De Villa said Rosales “wanted to make sure that the foundation of the Manila Cathedral Basilica was sound and strong.”
Rosales directed Msgr. Nestor C. Cerbo as cathedral rector to activate the Manila Metropolitan Cathedral Basilica Foundation.
Cerbo, then turned to De Villa for help to contact people.
The ambassador recalled that the first priority was to come up with a professional study of the cathedral’s structural integrity.
“We contracted Angel Lazaro and Associates International (ALAI) to do this. Engineer Angel Lazaro is reputedly an authority on structural design and review. After a lengthy investigation of the soundness of the cathedral’s foundation, retrofitting and enhancing the structural foundation was strongly recommended,” she said.
ALAI noted that while there was “sufficient foundational support,” pillars, bases and other key portions of the cathedral needed to be enhanced or retrofitted.

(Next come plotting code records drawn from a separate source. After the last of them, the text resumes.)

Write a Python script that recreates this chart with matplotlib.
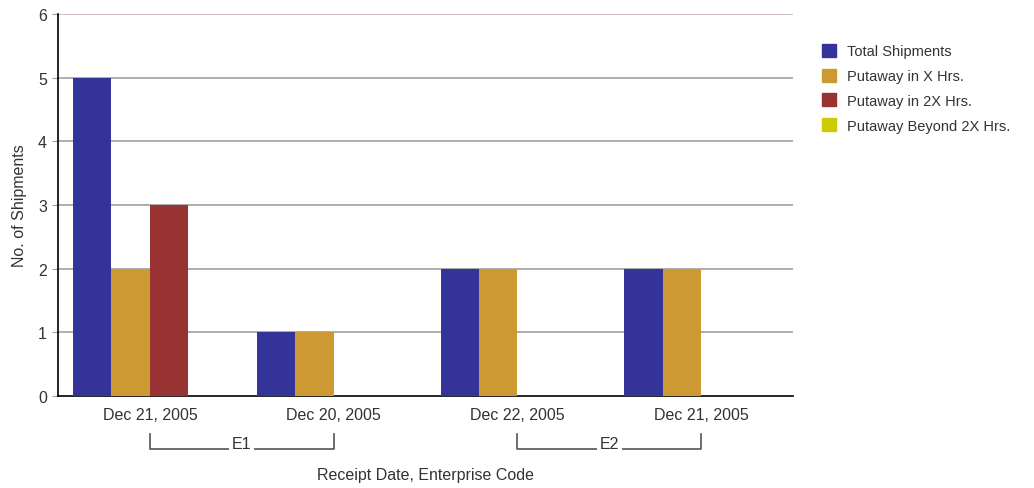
import matplotlib.pyplot as plt
import matplotlib.transforms as mtransforms
from matplotlib.patches import Rectangle
import numpy as np

plt.rcParams["font.family"] = ["Liberation Sans", "DejaVu Sans"]

# data
dates = ["Dec 21, 2005", "Dec 20, 2005", "Dec 22, 2005", "Dec 21, 2005"]
enterprises = ["E1", "E1", "E2", "E2"]
series_names = [
    "Total Shipments",
    "Putaway in X Hrs.",
    "Putaway in 2X Hrs.",
    "Putaway Beyond 2X Hrs.",
]
total_shipments = [5, 1, 2, 2]
putaway_x = [2, 1, 2, 2]
putaway_2x = [3, 0, 0, 0]
putaway_beyond = [0, 0, 0, 0]
y_ticks = [0, 1, 2, 3, 4, 5, 6]

colors = ["#333399", "#cc9933", "#993333", "#cccc00"]
text_color = "#333333"

fig = plt.figure(figsize=(10.34, 4.89), dpi=100)
ax = fig.add_axes([0.0561, 0.1881, 0.7108, 0.7812])

x = np.arange(len(dates))
width = 0.209
all_series = [total_shipments, putaway_x, putaway_2x, putaway_beyond]
for j, (vals, name, col) in enumerate(zip(all_series, series_names, colors)):
    ax.bar(x + (j - 1.5) * width, vals, width, color=col, label=name, zorder=3)

ax.set_xlim(-0.5, len(dates) - 0.5)
ax.set_ylim(0, 6)
ax.set_yticks(y_ticks)
ax.set_xticks(x)
ax.set_xticklabels(dates)

for t in y_ticks[1:]:
    ax.axhline(t, color="#c8b4bc" if t == 6 else "#a0a0a0", lw=1.2, zorder=1)

for s in ["top", "right"]:
    ax.spines[s].set_visible(False)
ax.spines["left"].set_color("black")
ax.spines["bottom"].set_color("black")
ax.spines["left"].set_linewidth(1.2)
ax.spines["bottom"].set_linewidth(1.2)

ax.tick_params(axis="y", length=4, color="#a0a0a0", labelsize=11.5,
               labelcolor=text_color, pad=4)
ax.tick_params(axis="x", length=0, labelsize=11.5, labelcolor=text_color, pad=8)

ax.set_ylabel("No. of Shipments", fontsize=11.5, color=text_color, labelpad=8)
ax.set_xlabel("Receipt Date, Enterprise Code", fontsize=11.5, color=text_color)
ax.xaxis.set_label_coords(0.5, -0.185)

# enterprise brackets below the date labels
trans = mtransforms.blended_transform_factory(ax.transData, ax.transAxes)
y_top, y_bot = -0.099, -0.139
for ent in dict.fromkeys(enterprises):
    idx = [i for i, e in enumerate(enterprises) if e == ent]
    x0, x1 = x[idx[0]], x[idx[-1]]
    ax.plot([x0, x0, x1, x1], [y_top, y_bot, y_bot, y_top], color="#555555",
            lw=1.2, transform=trans, clip_on=False)
    ax.text((x0 + x1) / 2, y_bot - 0.005, ent, transform=trans, ha="center",
            va="bottom", fontsize=11.5, color=text_color,
            bbox=dict(facecolor="white", edgecolor="none", pad=2))

handles = [Rectangle((0, 0), 1, 1, color=c) for c in colors]
fig.legend(handles, series_names, loc="upper left",
           bbox_to_anchor=(0.782, 0.935), frameon=False, fontsize=10.5,
           handlelength=1.0, handleheight=1.0, handletextpad=0.7,
           labelspacing=0.7, labelcolor=text_color)

fig.savefig("out.png", dpi=100)
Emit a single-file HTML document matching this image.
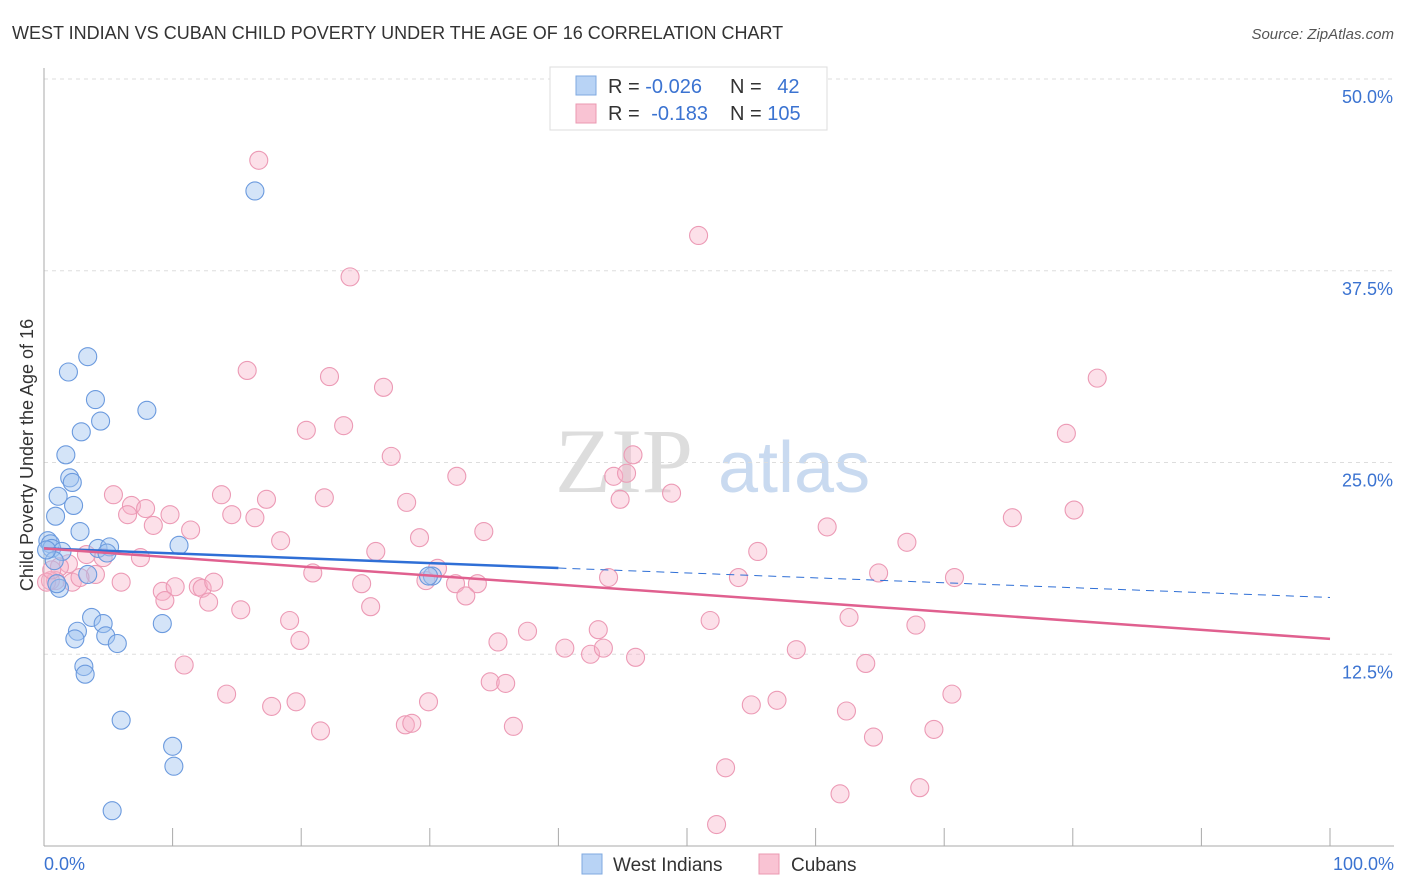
<!DOCTYPE html>
<html><head><meta charset="utf-8"><style>
body{margin:0;background:#fff;font-family:"Liberation Sans",sans-serif;}
svg{display:block}
</style></head><body>
<svg id="c" width="1406" height="892" xmlns="http://www.w3.org/2000/svg">
<text x="12" y="39" font-size="18" fill="#333">WEST INDIAN VS CUBAN CHILD POVERTY UNDER THE AGE OF 16 CORRELATION CHART</text>
<text x="1394" y="39" font-size="15" fill="#555" font-style="italic" text-anchor="end">Source: ZipAtlas.com</text>
<text x="33" y="455" font-size="18" fill="#333" text-anchor="middle" transform="rotate(-90 33 455)">Child Poverty Under the Age of 16</text>
<text x="555" y="492" font-size="92" fill="#ddd" font-family="Liberation Serif,serif">ZIP</text>
<text x="718" y="492" font-size="72" fill="#c9daf0">atlas</text>
<g id="grid"></g><g id="pts"></g><g id="trend"></g>
<g>
<rect x="550" y="67" width="277" height="63" fill="#fff" stroke="#ddd"/>
<rect x="576" y="76" width="20" height="19" fill="#b8d3f5" stroke="#7fa9e0"/>
<rect x="576" y="104" width="20" height="19" fill="#f9c3d3" stroke="#eb98b2"/>
<text x="608" y="93" font-size="20" fill="#333">R = <tspan fill="#3b73d1">-0.026</tspan></text>
<text x="730" y="93" font-size="20" fill="#333">N = <tspan fill="#3b73d1" dx="10">42</tspan></text>
<text x="608" y="120" font-size="20" fill="#333">R = <tspan fill="#3b73d1" dx="6">-0.183</tspan></text>
<text x="730" y="120" font-size="20" fill="#333">N = <tspan fill="#3b73d1">105</tspan></text>
</g>
<g>
<rect x="582" y="854" width="20" height="20" fill="#b8d3f5" stroke="#7fa9e0"/>
<text x="613" y="871" font-size="19" fill="#333">West Indians</text>
<rect x="759" y="854" width="20" height="20" fill="#f9c3d3" stroke="#eb98b2"/>
<text x="791" y="871" font-size="19" fill="#333">Cubans</text>
</g>
</svg>
<script>
const blueX=[16.4,3.4,1.9,4.0,8.0,4.4,2.9,1.7,2.0,2.2,1.1,2.3,0.9,2.8,0.3,0.5,0.6,1.4,4.2,5.1,4.9,10.5,3.4,1.2,1.0,30.2,29.9,3.7,9.2,4.6,2.6,2.4,4.8,5.7,3.1,3.2,6.0,10.0,10.1,5.3,0.8,0.2];
const blueY=[42.7,31.9,30.9,29.1,28.4,27.7,27.0,25.5,24.0,23.7,22.8,22.2,21.5,20.5,19.9,19.7,19.4,19.2,19.4,19.5,19.1,19.6,17.7,16.8,17.1,17.6,17.6,14.9,14.5,14.5,14.0,13.5,13.7,13.2,11.7,11.2,8.2,6.5,5.2,2.3,18.6,19.3];
const pinkX=[16.7,50.9,23.8,15.8,22.2,26.4,81.9,20.4,23.3,79.5,27.0,45.8,32.1,44.3,45.3,5.4,13.8,17.3,21.8,6.8,7.9,48.8,28.2,44.8,6.5,9.8,14.6,16.4,8.5,11.4,34.2,60.9,80.1,75.3,18.4,29.2,67.1,25.8,55.5,7.5,3.3,4.6,1.9,1.2,0.9,4.0,0.5,2.2,2.8,6.0,9.2,10.2,12.0,12.3,13.2,9.4,12.8,20.9,24.7,29.7,30.6,32.0,33.7,32.8,43.9,54.0,64.9,70.8,15.3,25.4,19.1,19.9,51.8,62.6,67.8,37.6,43.1,35.3,40.5,42.5,43.5,46.0,58.5,63.9,10.9,34.7,35.9,14.2,19.6,17.7,29.9,55.0,57.0,70.6,62.4,21.5,28.1,28.6,36.5,64.5,69.2,53.0,61.9,68.1,52.3,0.2,0.6];
const pinkY=[44.7,39.8,37.1,31.0,30.6,29.9,30.5,27.1,27.4,26.9,25.4,25.5,24.1,24.1,24.3,22.9,22.9,22.6,22.7,22.2,22.0,23.0,22.4,22.6,21.6,21.6,21.6,21.4,20.9,20.6,20.5,20.8,21.9,21.4,19.9,20.1,19.8,19.2,19.2,18.8,19.0,18.8,18.4,18.2,17.3,17.7,17.3,17.2,17.5,17.2,16.6,16.9,16.9,16.8,17.2,16.0,15.9,17.8,17.1,17.3,18.1,17.1,17.1,16.3,17.5,17.5,17.8,17.5,15.4,15.6,14.7,13.4,14.7,14.9,14.4,14.0,14.1,13.3,12.9,12.5,12.9,12.3,12.8,11.9,11.8,10.7,10.6,9.9,9.4,9.1,9.4,9.2,9.5,9.9,8.8,7.5,7.9,8.0,7.8,7.1,7.6,5.1,3.4,3.8,1.4,17.2,18.0];
const yTicks=[12.5,25.0,37.5,50.0];
const blueTrend=[19.4,16.2];
const pinkTrend=[19.4,13.5];
const NS="http://www.w3.org/2000/svg";
const sx=v=>44+v*12.86, sy=v=>846-v*15.34;
function mk(t,a,p){const e=document.createElementNS(NS,t);for(const k in a)e.setAttribute(k,a[k]);p.appendChild(e);return e;}
const grid=document.getElementById('grid');
yTicks.forEach(t=>{
 const l=mk('line',{x1:44,x2:1394,y1:sy(t),y2:sy(t),stroke:'#ddd','stroke-dasharray':'4,4'},grid);
 
 
 const tx=mk('text',{x:1393,y:sy(t)+24,'font-size':18,fill:'#3b73d1','text-anchor':'end'},grid);
 tx.textContent=t.toFixed(1)+'%';
 
 
});
const ax=mk('line',{x1:44,x2:44,y1:68,y2:846,stroke:'#aaa'},grid);


const bx=mk('line',{x1:44,x2:1394,y1:846,y2:846,stroke:'#aaa'},grid);


for(let i=1;i<=10;i++){const t=mk('line',{x1:sx(i*10),x2:sx(i*10),y1:828,y2:846,stroke:'#aaa'},grid);
 
 }
[[0,'0.0%','start',44],[100,'100.0%','end',1394]].forEach(d=>{const t=mk('text',{x:d[3],y:870,'font-size':18,fill:'#3b73d1','text-anchor':d[2]},grid);t.textContent=d[1];
 
 });
const pts=document.getElementById('pts');
pinkX.forEach((x,i)=>{const c=mk('circle',{cx:sx(x),cy:sy(pinkY[i]),r:9,fill:'rgba(247,178,200,0.4)',stroke:'#ec9ab5','stroke-width':1.1},pts);
 
 });
blueX.forEach((x,i)=>{const c=mk('circle',{cx:sx(x),cy:sy(blueY[i]),r:9,fill:'rgba(160,196,240,0.45)',stroke:'#6b9ade','stroke-width':1.1},pts);
 
 });
const tr=document.getElementById('trend');
const bAt=x=>blueTrend[0]+(blueTrend[1]-blueTrend[0])*x/100;
let l1=mk('line',{x1:sx(0),y1:sy(bAt(0)),x2:sx(40),y2:sy(bAt(40)),stroke:'#2f6fd6','stroke-width':2.5},tr);


let l2=mk('line',{x1:sx(40),y1:sy(bAt(40)),x2:sx(100),y2:sy(bAt(100)),stroke:'#2f6fd6','stroke-width':1,'stroke-dasharray':'8,6'},tr);


let l3=mk('line',{x1:sx(0),y1:sy(pinkTrend[0]),x2:sx(100),y2:sy(pinkTrend[1]),stroke:'#e0608f','stroke-width':2.5},tr);


</script>
</body></html>
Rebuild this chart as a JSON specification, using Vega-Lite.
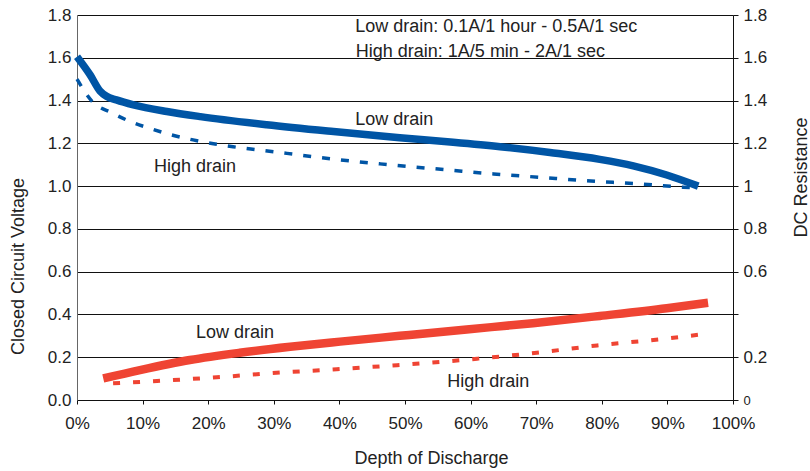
{
  "$schema": "https://vega.github.io/schema/vega-lite/v6.json",
  "width": 656,
  "height": 385,
  "autosize": {"type": "none"},
  "padding": {"left": 77, "top": 15, "right": 77, "bottom": 71},
  "background": "white",
  "config": {
    "font": "Liberation Sans",
    "view": {"stroke": null},
    "axis": {
      "labelFont": "Liberation Sans",
      "titleFont": "Liberation Sans",
      "labelColor": "#222222",
      "titleColor": "#222222",
      "titleFontWeight": "normal",
      "labelFontSize": 17,
      "titleFontSize": 18
    }
  },
  "datasets": {
    "curves": [
      {"series": "ccv_low", "dod": 0, "value": 1.605},
      {"series": "ccv_low", "dod": 2, "value": 1.52},
      {"series": "ccv_low", "dod": 3.5, "value": 1.445},
      {"series": "ccv_low", "dod": 4.5, "value": 1.42},
      {"series": "ccv_low", "dod": 6, "value": 1.403},
      {"series": "ccv_low", "dod": 8.6, "value": 1.38},
      {"series": "ccv_low", "dod": 13.7, "value": 1.349},
      {"series": "ccv_low", "dod": 18.8, "value": 1.325},
      {"series": "ccv_low", "dod": 28.9, "value": 1.287},
      {"series": "ccv_low", "dod": 39.1, "value": 1.255},
      {"series": "ccv_low", "dod": 49.2, "value": 1.226},
      {"series": "ccv_low", "dod": 56.9, "value": 1.206},
      {"series": "ccv_low", "dod": 64.5, "value": 1.184},
      {"series": "ccv_low", "dod": 72.1, "value": 1.157},
      {"series": "ccv_low", "dod": 79.7, "value": 1.125},
      {"series": "ccv_low", "dod": 84.8, "value": 1.095},
      {"series": "ccv_low", "dod": 89.9, "value": 1.052},
      {"series": "ccv_low", "dod": 94.7, "value": 1.0},
      {"series": "ccv_high", "dod": 0, "value": 1.50},
      {"series": "ccv_high", "dod": 2.2, "value": 1.40},
      {"series": "ccv_high", "dod": 5.5, "value": 1.34},
      {"series": "ccv_high", "dod": 8.1, "value": 1.302},
      {"series": "ccv_high", "dod": 11.1, "value": 1.27},
      {"series": "ccv_high", "dod": 14.2, "value": 1.241},
      {"series": "ccv_high", "dod": 17.7, "value": 1.216},
      {"series": "ccv_high", "dod": 20.8, "value": 1.198},
      {"series": "ccv_high", "dod": 23.8, "value": 1.184},
      {"series": "ccv_high", "dod": 27.4, "value": 1.17},
      {"series": "ccv_high", "dod": 32, "value": 1.153},
      {"series": "ccv_high", "dod": 39.1, "value": 1.126},
      {"series": "ccv_high", "dod": 46.2, "value": 1.104},
      {"series": "ccv_high", "dod": 56.4, "value": 1.076},
      {"series": "ccv_high", "dod": 63.5, "value": 1.057},
      {"series": "ccv_high", "dod": 70.6, "value": 1.041},
      {"series": "ccv_high", "dod": 77.7, "value": 1.025},
      {"series": "ccv_high", "dod": 85.8, "value": 1.01},
      {"series": "ccv_high", "dod": 92.4, "value": 0.995},
      {"series": "ccv_high", "dod": 95, "value": 0.99},
      {"series": "res_low", "dod": 4, "value": 0.101},
      {"series": "res_low", "dod": 9.6, "value": 0.14},
      {"series": "res_low", "dod": 17.2, "value": 0.187},
      {"series": "res_low", "dod": 24.8, "value": 0.221},
      {"series": "res_low", "dod": 32.5, "value": 0.249},
      {"series": "res_low", "dod": 40.1, "value": 0.273},
      {"series": "res_low", "dod": 49.2, "value": 0.3},
      {"series": "res_low", "dod": 59.4, "value": 0.33},
      {"series": "res_low", "dod": 69.5, "value": 0.359},
      {"series": "res_low", "dod": 79.7, "value": 0.393},
      {"series": "res_low", "dod": 89.9, "value": 0.429},
      {"series": "res_low", "dod": 96.2, "value": 0.455},
      {"series": "res_high", "dod": 5.5, "value": 0.078},
      {"series": "res_high", "dod": 12.2, "value": 0.089},
      {"series": "res_high", "dod": 21.3, "value": 0.106},
      {"series": "res_high", "dod": 30.4, "value": 0.127},
      {"series": "res_high", "dod": 39.6, "value": 0.144},
      {"series": "res_high", "dod": 48.8, "value": 0.163},
      {"series": "res_high", "dod": 61, "value": 0.193},
      {"series": "res_high", "dod": 70.1, "value": 0.221},
      {"series": "res_high", "dod": 79.3, "value": 0.255},
      {"series": "res_high", "dod": 88.9, "value": 0.284},
      {"series": "res_high", "dod": 95.3, "value": 0.307}
    ],
    "notes": [
      {"label": "Low drain: 0.1A/1 hour - 0.5A/1 sec", "x": 42.4, "y": 1.7205},
      {"label": "High drain: 1A/5 min - 2A/1 sec", "x": 42.5, "y": 1.6036},
      {"label": "Low drain", "x": 42.4, "y": 1.2857},
      {"label": "High drain", "x": 11.74, "y": 1.066},
      {"label": "Low drain", "x": 18.14, "y": 0.2899},
      {"label": "High drain", "x": 56.45, "y": 0.0608}
    ]
  },
  "layer": [
    {
      "data": {"name": "curves"},
      "transform": [{"filter": "datum.series == 'ccv_low'"}],
      "mark": {"type": "line", "interpolate": "monotone", "color": "#0055a5", "strokeWidth": 7.5},
      "encoding": {
        "x": {
          "field": "dod", "type": "quantitative",
          "scale": {"domain": [0, 100], "nice": false},
          "axis": {
            "orient": "bottom",
            "values": [0, 5, 10, 15, 20, 25, 30, 35, 40, 45, 50, 55, 60, 65, 70, 75, 80, 85, 90, 95, 100],
            "labelExpr": "datum.value % 10 == 0 ? datum.value + '%' : ''",
            "labelFlush": false,
            "labelOverlap": false,
            "labelBound": false,
            "grid": false,
            "domainColor": "#111111",
            "tickColor": "#111111",
            "tickSize": 4,
            "labelPadding": 11,
            "title": "Depth of Discharge",
            "titleX": 354,
            "titleY": 63,
            "titleBaseline": "alphabetic"
          }
        },
        "y": {
          "field": "value", "type": "quantitative",
          "scale": {"domain": [0, 1.8], "nice": false, "zero": false},
          "axis": {
            "orient": "left",
            "values": [0, 0.2, 0.4, 0.6, 0.8, 1.0, 1.2, 1.4, 1.6, 1.8],
            "format": ".1f",
            "grid": true,
            "gridColor": "#111111",
            "gridWidth": 1,
            "gridOpacity": 1,
            "ticks": false,
            "tickSize": 0,
            "domainColor": "#666666",
            "labelPadding": 6,
            "labelOverlap": false,
            "labelBound": false,
            "title": "Closed Circuit Voltage",
            "titleAngle": 270,
            "titleX": -54,
            "titleY": 251,
            "titleAlign": "center",
            "titleBaseline": "alphabetic"
          }
        }
      }
    },
    {
      "data": {"name": "curves"},
      "transform": [{"filter": "datum.series == 'ccv_high'"}],
      "mark": {"type": "line", "interpolate": "monotone", "color": "#0055a5", "strokeWidth": 3.5, "strokeDash": [8, 11]},
      "encoding": {
        "x": {"field": "dod", "type": "quantitative"},
        "y": {"field": "value", "type": "quantitative", "axis": null}
      }
    },
    {
      "data": {"name": "curves"},
      "transform": [{"filter": "datum.series == 'res_low'"}],
      "mark": {"type": "line", "interpolate": "monotone", "color": "#ef4433", "strokeWidth": 8.5},
      "encoding": {
        "x": {"field": "dod", "type": "quantitative"},
        "y": {"field": "value", "type": "quantitative", "axis": null}
      }
    },
    {
      "data": {"name": "curves"},
      "transform": [{"filter": "datum.series == 'res_high'"}],
      "mark": {"type": "line", "interpolate": "monotone", "color": "#ef4433", "strokeWidth": 4, "strokeDash": [7, 13]},
      "encoding": {
        "x": {"field": "dod", "type": "quantitative"},
        "y": {"field": "value", "type": "quantitative", "axis": null}
      }
    },
    {
      "data": {"name": "notes"},
      "mark": {"type": "text", "align": "left", "baseline": "alphabetic", "fontSize": 18, "font": "Liberation Sans", "color": "#222222"},
      "encoding": {
        "x": {"field": "x", "type": "quantitative"},
        "y": {
          "field": "y", "type": "quantitative",
          "axis": {
            "orient": "right",
            "values": [0, 0.2, 0.4, 0.6, 0.8, 1.0, 1.2, 1.4, 1.6, 1.8],
            "labelExpr": "datum.value == 0.4 ? '' : (datum.value == 0 ? '0' : format(datum.value, '.1~f'))",
            "labelFontSize": {"condition": {"test": "datum.value == 0", "value": 13}, "value": 17},
            "grid": false,
            "ticks": true,
            "tickSize": 5,
            "tickColor": "#111111",
            "domainColor": "#111111",
            "labelPadding": 5,
            "labelOverlap": false,
            "labelBound": false,
            "title": "DC Resistance",
            "titleAngle": 270,
            "titleX": 73,
            "titleY": 162,
            "titleAlign": "center",
            "titleBaseline": "alphabetic"
          }
        },
        "text": {"field": "label", "type": "nominal"}
      }
    }
  ],
  "resolve": {"axis": {"y": "independent"}}
}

“Retrofitting will make the foundation stronger and enable the cathedral to withstand pressure of tremors, vertical or horizontal, of earthquakes. While there can be no 100-percent guarantee against earthquakes of great magnitude, still with the retrofitting of the foundational structures there is a better chance for the cathedral to stand its ground,” De Villa explained.
By then, Luis Antonio Cardinal Tagle was already at the helm as the 32nd archbishop of Manila. The new cardinal ordered the cathedral’s closure so that repairs could begin.
But once the cathedral was opened for repair, other defects were uncovered, the result of the wear and tear of time and usage.
“The plumbing and electrical systems, chips in the arches, stains and cracks on the walls, discoloration of the baldachin and other parts of altar and chapels, water seeping into the crypt where the former archbishops of Manila—Archbishop Gabriel Reyes, Rufino Cardinal Santos, Jaime Cardinal Sin—are buried, all these and more became part of the restoration project,” De Villa said.
The ambassador pointed out that nothing new was added to the structure except for the lights, the sound system and a CCTV security system that was installed.
“I have to make mention of the new lighting system. It is marvelous,” she added.